Not only in Chicken Foot Village, but also in Walnut Grove, small and larger changes had taken place during the last two years. At the hangui school, the second of two four-year classes was approaching graduation. Soon, eight more hangui would return to their villages and start practicing. Since their teacher, Nima Anji, was often absent, the second class received most of its instruction from a graduate from the first class. Chicken Foot Village itself counted seven practicing hangui. The activities of the retired cadres were not limited to organizing hangui teaching. They not only organized three large ceremonies every year in Chicken Foot Village but in 2006, with ¥100,000 in funding from the local government, made Ninglang the host town of the “official” Premi New Year celebration. This event attracted more than five hundred guests from all over the region. Hu informed me that they also had plans to start a museum of Premi culture in the tourist spot of Lugu Lake, near Yongning. They would need an investment of US$150,000 and were confident that they would quickly earn the money back by attracting three hundred paying visitors per day. According to Hu, this goal was realistic, considering that the Dongba Museum in Lijiang, dedicated to the traditional culture of the Naxi people, received two thousand visitors per day. Lugu Lake was famous for its Mosuo or Na people, with their matrilineal culture, but, Hu explained, the Mosuo did not have much to show in terms of cultural artifacts, and a museum of Premi culture would fill the gap perfectly.
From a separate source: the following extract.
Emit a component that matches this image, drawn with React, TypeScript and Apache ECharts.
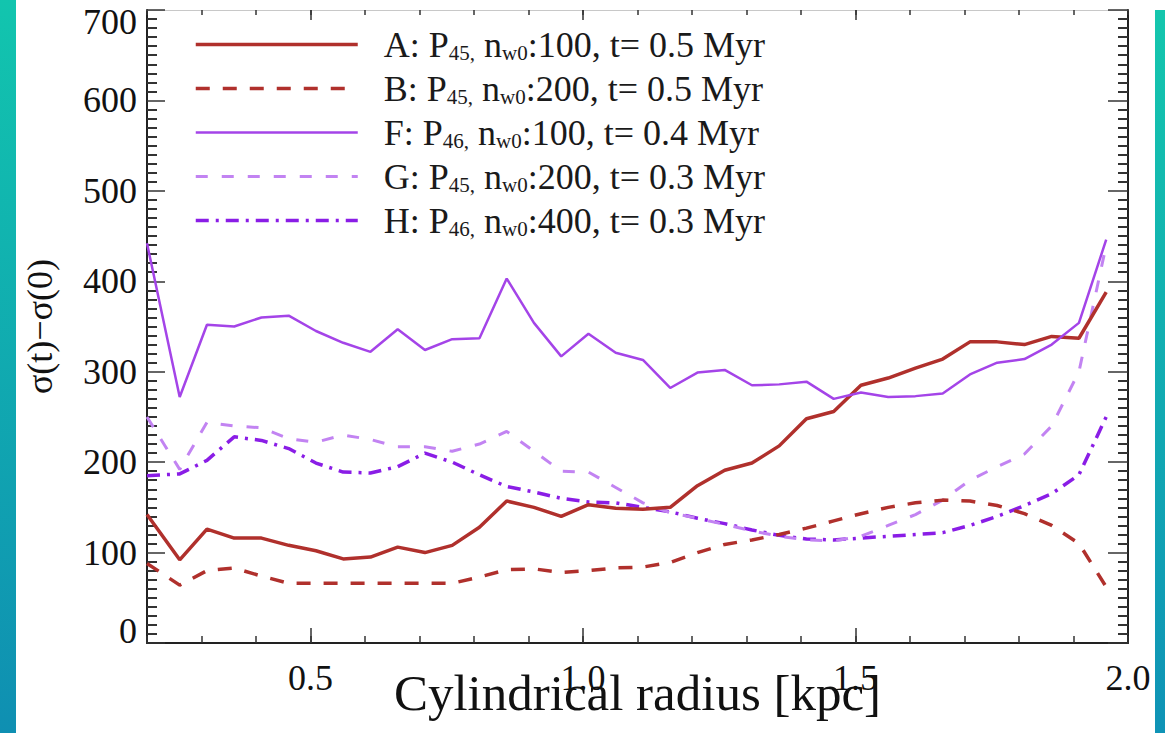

Nima Anji had not been sitting idle either since I had last met with him in 2004. The work of collecting and translating written and oral tradition continued. Nima Anji had also taken the hangui/anji tradition beyond China’s borders through his participation in two international conferences on Asian minorities in Thailand and Vietnam. In Walnut Grove, the people’s living standard had improved somewhat owing to the government campaign of planting trees on sloping land. For a period of five to eight years, depending on the kind of tree, they were paid ¥200 annually for each mu they planted. Nima Anji himself had planted three mu with walnut trees. The money the villagers received for this work was pooled by two or three families who then bought small power stations and television sets. Even the ostracized families, those considered to be possessed with brö demons, now had access to TV. According to Nima Anji, one of the consequences was an improvement in Chinese-language skills, which might come in handy when young farmers leave Walnut Grove in search of jobs after the tree-planting campaign ends and the price of walnuts does not allow families to maintain a decent standard of living.